First, we need to find the Taylor series for the given function f(x) centered at a=0. Since $$f(x) = \cos(2x)$$, we will find the successive derivatives of f(x) and evaluate them at $$x=0$$. The n-th derivative of a function is given by: $$f ^{(n)}(x) = \frac{d^n f(x)}{d x^n}$$ Find the derivatives of f(x) evaluated at x=0: $$f(x) = \cos(2x) \Rightarrow f(0) = \cos(0) = 1$$ $$f'(x) = -2 \sin(2x) \Rightarrow f'(0) = 0$$ $$f''(x) = -4 \cos(2x) \Rightarrow f''(0) = -4$$ $$f'''(x) = 8 \sin(2x) \Rightarrow f'''(0) = 0$$ $$\vdots$$ Notice that for even n, $$f^{(n)}(0)=(-1)^{n/2}2^n$$ and for odd n, $$f^{(n)}(0)=0$$. Hence, the nth-degree Taylor polynomial centered at a=0 can be written as: $$T_n(x) = \sum_{k=0}^{\infty} \frac{(-1)^{k}2^{2k}}{(2k)!}x^{2k}$$

The remainder term in the Taylor series is given by the (n+1)-st term in the series, which we can write as: $$R_{n}(x) = \frac{f^{(2n+2)}(0)}{(2n+2)!}x^{2n+2}$$ Now we need to find the expression for the remainder term when x is in the interval of convergence.
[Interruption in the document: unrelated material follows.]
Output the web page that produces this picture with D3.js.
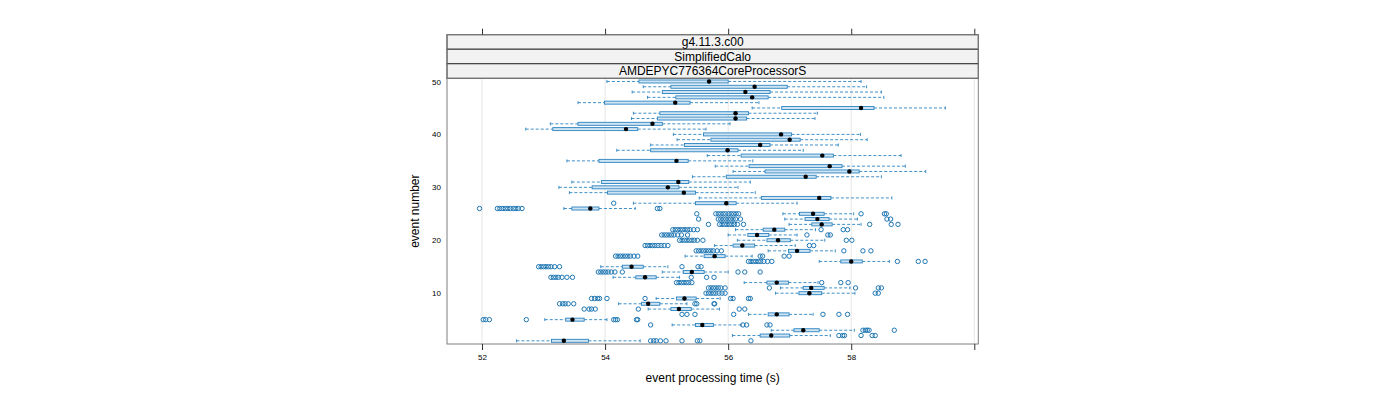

In order to prove that the remainder converges to zero for all x, we need to find the upper bound of the maximum value R_n(x) can achieve in the interval of convergence. Since the original function is a cosine function with a period of $$\pi$$, the Taylor series converges everywhere. Now we will show that the remainder goes to zero as n goes to infinity. Using the Lagrange form of the remainder: $$R_n(x) = \frac{f^{(2n+2)}(c)}{(2n+2)!}x^{2n+2}$$ for some $$c \in (0, x)$$. Note that since $$f^{(2n+2)}(c) = (-1)^{n+1}2^{2n+2}\sin(2c)$$, we have that: $$|f^{(2n+2)}(c)| \leq 2^{2n+2}$$ Therefore, the absolute value of the remainder is given by: $$|R_n(x)| \leq \frac{2^{2n+2}}{(2n+2)!}|x|^{2n+2}$$ As n goes to infinity, the term $$\lim _{n \rightarrow \infty}\frac{2^{2n+2}}{(2n+2)!} \to 0$$ , and since x is in the interval of convergence, it follows that: $$\lim _{n \rightarrow \infty} R_{n}(x) = 0$$ This shows that the remainder converges to zero for all x in the interval of convergence as n approaches infinity, and we complete the task.